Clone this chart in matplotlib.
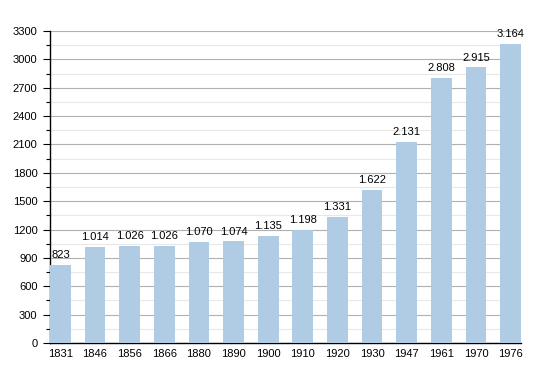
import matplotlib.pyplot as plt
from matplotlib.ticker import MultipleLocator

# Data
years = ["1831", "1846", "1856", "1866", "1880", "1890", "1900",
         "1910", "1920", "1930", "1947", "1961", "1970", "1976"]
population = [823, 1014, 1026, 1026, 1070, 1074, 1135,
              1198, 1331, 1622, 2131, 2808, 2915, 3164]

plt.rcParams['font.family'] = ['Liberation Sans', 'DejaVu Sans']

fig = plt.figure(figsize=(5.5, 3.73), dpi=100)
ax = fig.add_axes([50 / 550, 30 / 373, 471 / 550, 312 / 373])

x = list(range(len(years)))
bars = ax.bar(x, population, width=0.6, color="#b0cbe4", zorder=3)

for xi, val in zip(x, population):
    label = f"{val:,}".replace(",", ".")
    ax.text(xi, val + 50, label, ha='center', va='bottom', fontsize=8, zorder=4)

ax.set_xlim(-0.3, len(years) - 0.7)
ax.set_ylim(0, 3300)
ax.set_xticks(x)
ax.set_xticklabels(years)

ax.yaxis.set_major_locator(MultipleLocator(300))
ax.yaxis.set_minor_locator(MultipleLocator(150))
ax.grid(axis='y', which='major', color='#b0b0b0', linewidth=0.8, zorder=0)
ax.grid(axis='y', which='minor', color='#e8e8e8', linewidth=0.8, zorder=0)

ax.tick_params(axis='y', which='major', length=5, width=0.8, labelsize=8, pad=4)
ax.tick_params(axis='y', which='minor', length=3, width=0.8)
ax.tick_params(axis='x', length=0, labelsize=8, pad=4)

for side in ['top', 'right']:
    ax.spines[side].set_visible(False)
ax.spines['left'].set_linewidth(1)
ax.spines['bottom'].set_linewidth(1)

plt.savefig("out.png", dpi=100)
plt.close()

========

WHAT TO PRODUCE:
Without the pictures, please reproduce each line of the listing above exactly, from the first one through the line bearing "ax.tick_params(axis='x', length=0, labelsize=8, pad=4)".

EXERCISE SOLUTION:
Clone this chart in matplotlib.
import matplotlib.pyplot as plt
from matplotlib.ticker import MultipleLocator

# Data
years = ["1831", "1846", "1856", "1866", "1880", "1890", "1900",
         "1910", "1920", "1930", "1947", "1961", "1970", "1976"]
population = [823, 1014, 1026, 1026, 1070, 1074, 1135,
              1198, 1331, 1622, 2131, 2808, 2915, 3164]

plt.rcParams['font.family'] = ['Liberation Sans', 'DejaVu Sans']

fig = plt.figure(figsize=(5.5, 3.73), dpi=100)
ax = fig.add_axes([50 / 550, 30 / 373, 471 / 550, 312 / 373])

x = list(range(len(years)))
bars = ax.bar(x, population, width=0.6, color="#b0cbe4", zorder=3)

for xi, val in zip(x, population):
    label = f"{val:,}".replace(",", ".")
    ax.text(xi, val + 50, label, ha='center', va='bottom', fontsize=8, zorder=4)

ax.set_xlim(-0.3, len(years) - 0.7)
ax.set_ylim(0, 3300)
ax.set_xticks(x)
ax.set_xticklabels(years)

ax.yaxis.set_major_locator(MultipleLocator(300))
ax.yaxis.set_minor_locator(MultipleLocator(150))
ax.grid(axis='y', which='major', color='#b0b0b0', linewidth=0.8, zorder=0)
ax.grid(axis='y', which='minor', color='#e8e8e8', linewidth=0.8, zorder=0)

ax.tick_params(axis='y', which='major', length=5, width=0.8, labelsize=8, pad=4)
ax.tick_params(axis='y', which='minor', length=3, width=0.8)
ax.tick_params(axis='x', length=0, labelsize=8, pad=4)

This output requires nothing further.